Yes - I think I'm resigned to not having enough time left in my life actually to watch all of DS9, but I'd very much like to know what goes on in it.
 
 
Warewullf
09:37 / 14.11.05
Anyone able to verify the rumour that some ST fans believe the reason there aren't any gay characters is because by the time of the show queerness has been cured?

I heard that the bridge officer character who appeared in ST: First Contact (Hawk? I think that was his name) was taken from a novel in which he was gay. Wasn't mentioned in the movie, of course.
 
 
grant
11:26 / 14.11.05
A gay character named Hawk?

Gah.
 
 
Warewullf
13:07 / 14.11.05
Here's the Wikipedia entry for Lieutenant Hawk:

In the first outlines of the script for the film, there are references to the fact that Hawk is gay, which would have been the first appearance of an openly gay character in Star Trek history. This did not survive into the final cut of the film
 
 
Ganesh
13:10 / 14.11.05
Hm. Regarding the question in the thread title, I suppose it depends what one considers to be the function(s) of science fiction.
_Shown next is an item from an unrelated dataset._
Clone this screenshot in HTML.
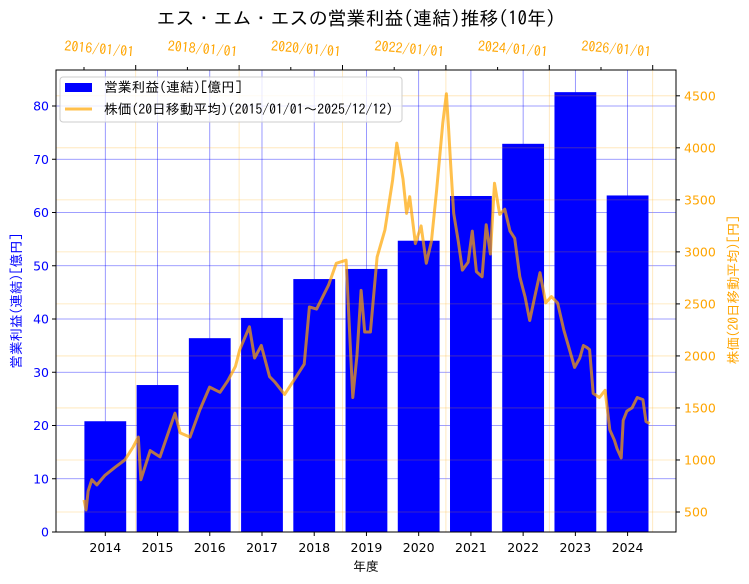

Myself, I'd say Star Trek falls down as science fiction for several reasons. Its timidity depicting non-heterosexuality would be one of those reasons, but not necessarily the primary one. I see that as part and parcel of a more general failure of imagination.
 
 
Lurid Archive
14:14 / 14.11.05
I'm not sure I really buy the idea that the Federation and the Borg are all that close. Its not that I think the Feds are above criticism as I think you can probably make a good case that the Federation is more or less a military society and perhaps a totalitarian one. After all, most of the key decisions seem to be taken by generals and the penalties for disobeying a political directive often appear slight.

But I think there are fundamental differences between the two. Mainly, I'd say that the Feds are extremely tied to naturalism. This is odd, given that they have such advanced technology, but they seem to constantly romanticise simple living, and are extremely wary of technology taking the pleasure and "humanity" out of their lives. You can see this in their attitudes to the holodeck, their distaste for replicator food and their stark opposition to developing artificial intelligence (beyond Data). I mean, Geordi sees better than anyone else is yet is still the subject of an enormous amount of sympathy for not having "real" eyes.

The Borg on the other hand *embrace* the benefits of technology, and see nothing wrong with "defiling" their bodies. The fact that they do this in service of a fascist ideal is only part of the problem the Federation has with them. I think you could probably argue the willingness to become unnatural is really where the gut reaction disgust stems from on the part of the Feds.

You could also argue that this is why the Federation is so hetero. Once you buy into an idyllic notion of "natural", the last thing you want to disturb it is someone who undermines the idea that it is an obvious universal. I think that First Contact provided an interesting moment, from this point of view. Because what you have is the unnatural creation, Data, who doesn't quite understand the sensibilities of the Federation intuitively, is an object for seduction by the S/M borg queen, who clearly values him without the prejudice he encounters pretty constantly amongst the Feds. In the end, however, he does the right thing and rejects unnatural sex thereby taking him one step closer to being a drone...I mean, upstanding member of Starfleet.